In 2005, the Federal Heritage Buildings Review Office formally recognized the Federal Study Centre for its “architectural and environmental values.” It’s unfortunate they didn’t recognize it as Campanile, which sounds better. The woman who called Murray to deliver the good news said it was refreshing in her line of work to find an architect who was, well, still alive.
The recognition likely won’t save Campanile, but the “heritage characteristics of the buildings must be considered as part of any proposed redevelopment,” notes Public Services and Procurement Canada. What that means, in practical terms, is uncertain. Time will tell who shows an interest and what the City of Ottawa allows. Until then, a little ghost town, including an intact and fully functioning theatre, lies fallow on the edge of central Ottawa, its history long forgotten.
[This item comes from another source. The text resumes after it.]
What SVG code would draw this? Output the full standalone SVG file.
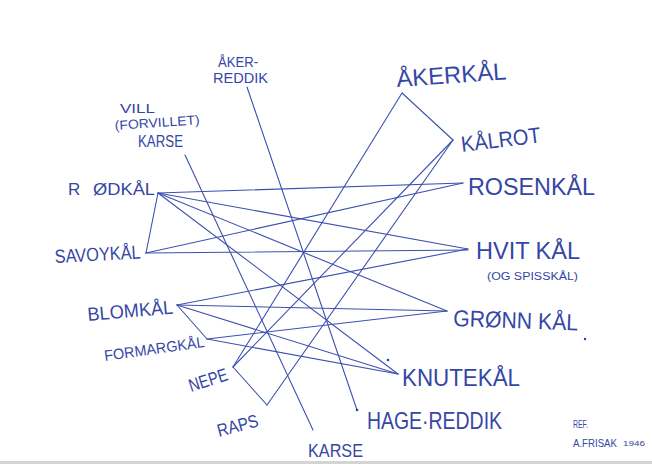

Thousands of people drive by daily and most probably don’t know it’s there. In the sweat of summer, between infrequent lawn-mowing, Campanile’s sunken planters, intimate courtyards, and clinker-brick facades are commandeered by cicadas and tree-sized thistles. Teenagers smoke pot in the private nooks where nuns once prayed.
Murray glances around Campanile’s church/bar, glasses smudged, lips parted, knowing this could be the last time he sees it. “Feels like a time warp,” he says. We stroll around. When asked if he would have changed anything, he nods to his new walker. “I would have put in more ramps,” he says. He pulls a camera from his pocket and snaps a few photos. We talk about what he would do if Sister St. David were here today. “I’d give her a big kiss,” he says with a laugh. “On the cheek, of course.”